◆ WORK TO DO:
Without the pictures, extract every line from the start of the material to the line containing "(0,0) rectangle (24.6,-21.625);", both ends included.

◆ RECORDED INFORMATION:
= = = = =

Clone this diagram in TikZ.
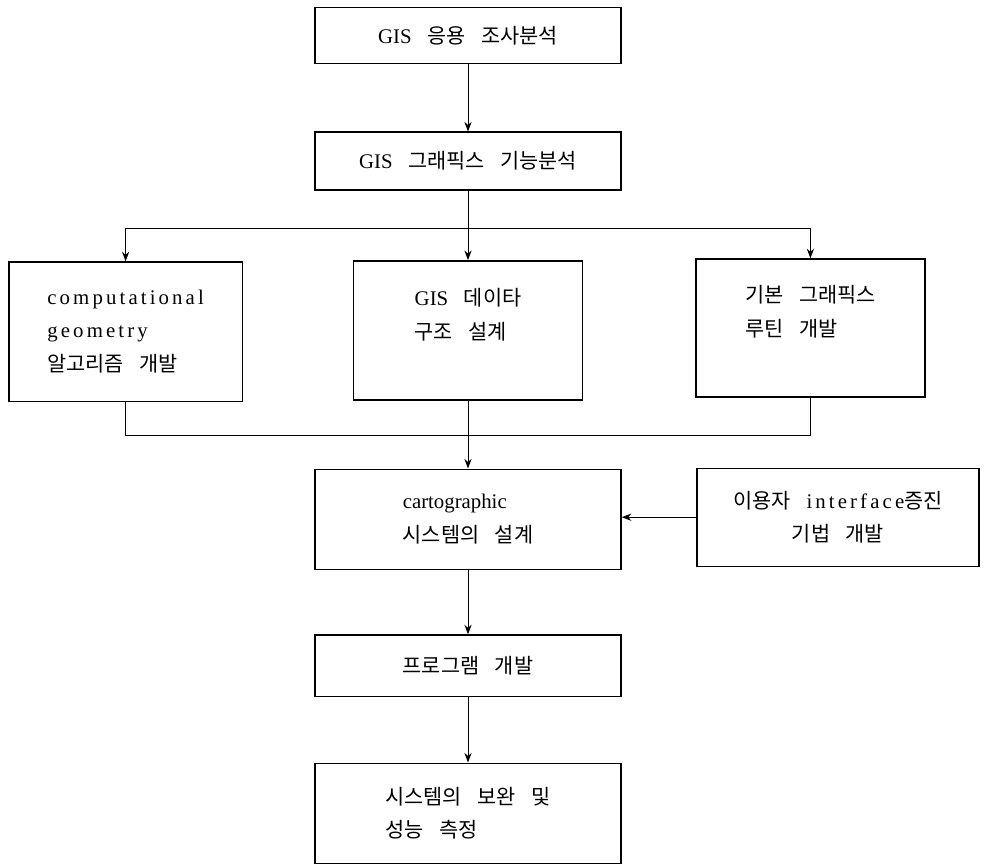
\documentclass[tikz,border=0pt]{standalone}
\usepackage{fontspec}
\setmainfont{Liberation Serif}
\newfontfamily\krfont{Noto Sans CJK KR}
\newcommand{\hg}[1]{{\krfont #1}}
\newcommand{\spaced}[1]{{\addfontfeature{LetterSpace=15}#1}}
\newcommand{\boxfont}{\fontsize{14.8}{24}\selectfont\spaceskip=0.75em\relax}
\usetikzlibrary{positioning, arrows.meta}

\begin{document}
\begin{tikzpicture}[
  stage/.style={rectangle,draw,line width=1pt,minimum width=7.65cm,minimum height=1.4cm,align=left},
  flow/.style={draw,line width=0.7pt,->,>={Stealth[length=2.4mm,width=1.8mm]}},
  link/.style={draw,line width=0.7pt},
  font=\boxfont
]
\useasboundingbox (0,0) rectangle (24.6,-21.625);

% Stages of the work
\node[stage] (survey) at (11.7,-0.89) {GIS \hg{응용 조사분석}};
\node[stage, minimum height=1.45cm] (func) at (11.7,-4.03) {GIS \hg{그래픽스 기능분석}};
\node[stage, minimum width=5.83cm, minimum height=3.48cm] (geom) at (3.14,-8.29)
  {\spaced{computational}\\\spaced{geometry}\\\hg{알고리즘 개발}};
\node[stage, minimum width=5.73cm, minimum height=3.48cm] (data) at (11.7,-8.26)
  {GIS \hg{데이타}\\\hg{구조 설계}\\\mbox{}};
\node[stage, minimum width=5.73cm, minimum height=3.45cm] (rout) at (20.26,-8.2)
  {\hg{기본 그래픽스}\\\hg{루틴 개발}\\\mbox{}};
\node[stage, minimum height=2.5cm] (carto) at (11.7,-12.98) {cartographic\\\hg{시스템의 설계}};
\node[stage, minimum width=7.05cm, minimum height=2.45cm, align=center] (iface) at (20.95,-12.93)
  {\hg{이용자} \spaced{interface}\hg{증진}\\\hg{기법 개발}};
\node[stage, minimum height=1.53cm] (prog) at (11.7,-16.64) {\hg{프로그램 개발}};
\node[stage, minimum height=2.5cm] (check) at (11.7,-20.33) {\hg{시스템의 보완 및}\\\hg{성능 측정}};

% Branch and join points
\coordinate (split) at (11.7,-5.7);
\coordinate (merge) at (11.7,-10.88);

% Connectors
\draw[flow] (survey) -- (func);
\draw[link] (func) -- (split);
\draw[flow] (split) -- (data);
\draw[flow] (split) -| (geom);
\draw[flow] (split) -| (rout);
\draw[link] (geom) |- (merge) -| (rout);
\draw[flow] (data) -- (carto);
\draw[flow] (iface.west) -- (iface.west -| carto.east);
\draw[flow] (carto) -- (prog);
\draw[flow] (prog) -- (check);

\end{tikzpicture}
\end{document}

= = = = =

◆ COMPLETE ANSWER:
Clone this diagram in TikZ.
\documentclass[tikz,border=0pt]{standalone}
\usepackage{fontspec}
\setmainfont{Liberation Serif}
\newfontfamily\krfont{Noto Sans CJK KR}
\newcommand{\hg}[1]{{\krfont #1}}
\newcommand{\spaced}[1]{{\addfontfeature{LetterSpace=15}#1}}
\newcommand{\boxfont}{\fontsize{14.8}{24}\selectfont\spaceskip=0.75em\relax}
\usetikzlibrary{positioning, arrows.meta}

\begin{document}
\begin{tikzpicture}[
  stage/.style={rectangle,draw,line width=1pt,minimum width=7.65cm,minimum height=1.4cm,align=left},
  flow/.style={draw,line width=0.7pt,->,>={Stealth[length=2.4mm,width=1.8mm]}},
  link/.style={draw,line width=0.7pt},
  font=\boxfont
]
\useasboundingbox (0,0) rectangle (24.6,-21.625);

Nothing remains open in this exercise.